-------- AVAILABLE DATA --------
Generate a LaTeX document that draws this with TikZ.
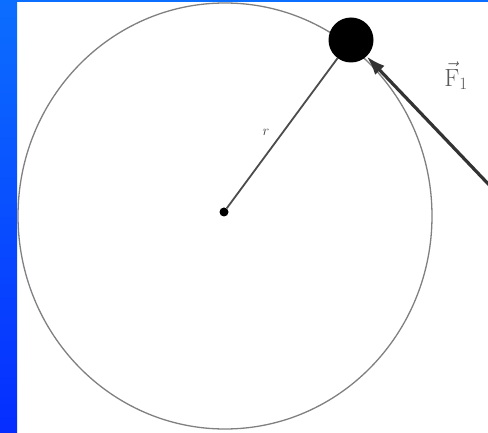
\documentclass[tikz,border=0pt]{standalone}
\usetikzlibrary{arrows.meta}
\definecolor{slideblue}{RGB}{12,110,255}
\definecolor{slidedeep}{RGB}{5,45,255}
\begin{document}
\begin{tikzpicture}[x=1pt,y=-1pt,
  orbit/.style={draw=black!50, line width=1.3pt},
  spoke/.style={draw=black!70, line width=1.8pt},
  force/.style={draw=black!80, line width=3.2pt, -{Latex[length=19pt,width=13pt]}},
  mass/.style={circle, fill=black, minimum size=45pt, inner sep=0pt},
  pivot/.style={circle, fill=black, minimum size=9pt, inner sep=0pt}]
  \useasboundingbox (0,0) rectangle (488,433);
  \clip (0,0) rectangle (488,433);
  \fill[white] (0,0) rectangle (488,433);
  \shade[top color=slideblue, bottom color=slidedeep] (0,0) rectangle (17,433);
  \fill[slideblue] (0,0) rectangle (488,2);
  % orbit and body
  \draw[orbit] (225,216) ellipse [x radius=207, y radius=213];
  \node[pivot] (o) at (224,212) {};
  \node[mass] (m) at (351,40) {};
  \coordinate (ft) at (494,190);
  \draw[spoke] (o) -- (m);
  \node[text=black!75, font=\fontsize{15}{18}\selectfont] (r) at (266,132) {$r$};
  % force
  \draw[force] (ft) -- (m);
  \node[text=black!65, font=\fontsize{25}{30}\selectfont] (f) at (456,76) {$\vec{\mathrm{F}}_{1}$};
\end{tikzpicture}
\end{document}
--------
## EXERCISE AIM
Please set down each line of the data above exactly as written, without the pictures.

## OUTPUT OF THE EXERCISE
Generate a LaTeX document that draws this with TikZ.
\documentclass[tikz,border=0pt]{standalone}
\usetikzlibrary{arrows.meta}
\definecolor{slideblue}{RGB}{12,110,255}
\definecolor{slidedeep}{RGB}{5,45,255}
\begin{document}
\begin{tikzpicture}[x=1pt,y=-1pt,
  orbit/.style={draw=black!50, line width=1.3pt},
  spoke/.style={draw=black!70, line width=1.8pt},
  force/.style={draw=black!80, line width=3.2pt, -{Latex[length=19pt,width=13pt]}},
  mass/.style={circle, fill=black, minimum size=45pt, inner sep=0pt},
  pivot/.style={circle, fill=black, minimum size=9pt, inner sep=0pt}]
  \useasboundingbox (0,0) rectangle (488,433);
  \clip (0,0) rectangle (488,433);
  \fill[white] (0,0) rectangle (488,433);
  \shade[top color=slideblue, bottom color=slidedeep] (0,0) rectangle (17,433);
  \fill[slideblue] (0,0) rectangle (488,2);
  % orbit and body
  \draw[orbit] (225,216) ellipse [x radius=207, y radius=213];
  \node[pivot] (o) at (224,212) {};
  \node[mass] (m) at (351,40) {};
  \coordinate (ft) at (494,190);
  \draw[spoke] (o) -- (m);
  \node[text=black!75, font=\fontsize{15}{18}\selectfont] (r) at (266,132) {$r$};
  % force
  \draw[force] (ft) -- (m);
  \node[text=black!65, font=\fontsize{25}{30}\selectfont] (f) at (456,76) {$\vec{\mathrm{F}}_{1}$};
\end{tikzpicture}
\end{document}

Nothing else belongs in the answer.